Technical Report PHD-2007-13

Title: Types and Meanings in Intensionality, Selection and Quantifier Scope
Authors: Gilad Ben-Avi
Supervisors: Yoad Winter
Abstract: This thesis consists of three independent contributions to the formal semantics of natural languages.

The first contribution, titled "Intensionalization", introduces a procedure that takes a simple version of extensional semantics and generates from it an equivalent possible-world semantics that is suitable for treating intensional phenomena in natural language. This process of intensionalization allows to treat intensional phenomena as stemming exclusively from the lexical meaning of words like "believe", "need" or "fake". We illustrate the proposed intensionalization technique using an extensional toy fragment. This fragment is used to show that independently motivated extensional mechanisms for scope shifting and verb-object composition, once properly intensionalized, are strictly speaking responsible for certain intensional effects, including de dicto/de re ambiguities and coordinations containing intensional transitive verbs. While such extensional intensional relations have often been assumed in the literature, the chapter offers a formal sense for this claim, facilitating the dissociation between extensional semantics and intensional semantics.

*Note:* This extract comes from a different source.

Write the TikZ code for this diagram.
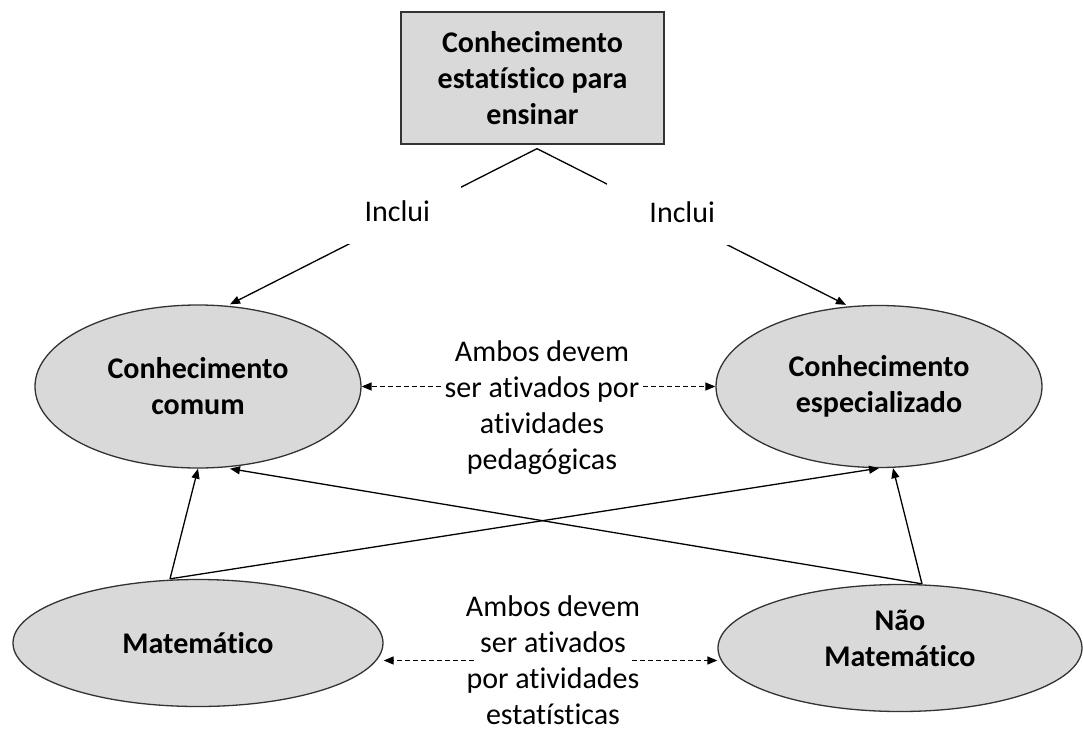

The second contribution, titled "Categorial Grammar with Ontology-Refined Types", presents a calculus for type-logical grammars that enables the treatment of semantic selectional restriction like in "John painted the house" vs. the semantically odd sentence "John painted the idea". We use an ontology of a join semi-lattice structure to refine semantic types in the standard associative Lambek calculus with meaning representations. The ontological elements as decoration of types represent relevant semantic properties of natural language expressions. Functional application in the calculus is defined so as to respect these decorations of types. This enables the definition of grammars in which both sentences "John painted the house" and "John painted the idea" are syntactically derivable, but only the former is assigned a meaning representation.

In the third contribution, we characterize the pairs of monotone generalized quantifiers Q1 and Q2 over finite domains that give rise to an entailment relation between their two relative scope construals. This relation between quantifiers, which is referred to as scope dominance, is used for identifying entailment relations between the two scopal interpretations of simple sentences of the form NP1-V-NP2. Simple numerical or set-theoretical considerations that follow from the main result in the chapter are used for characterizing such relations. The variety of examples in which they hold are shown to go far beyond the familiar existential-universal type.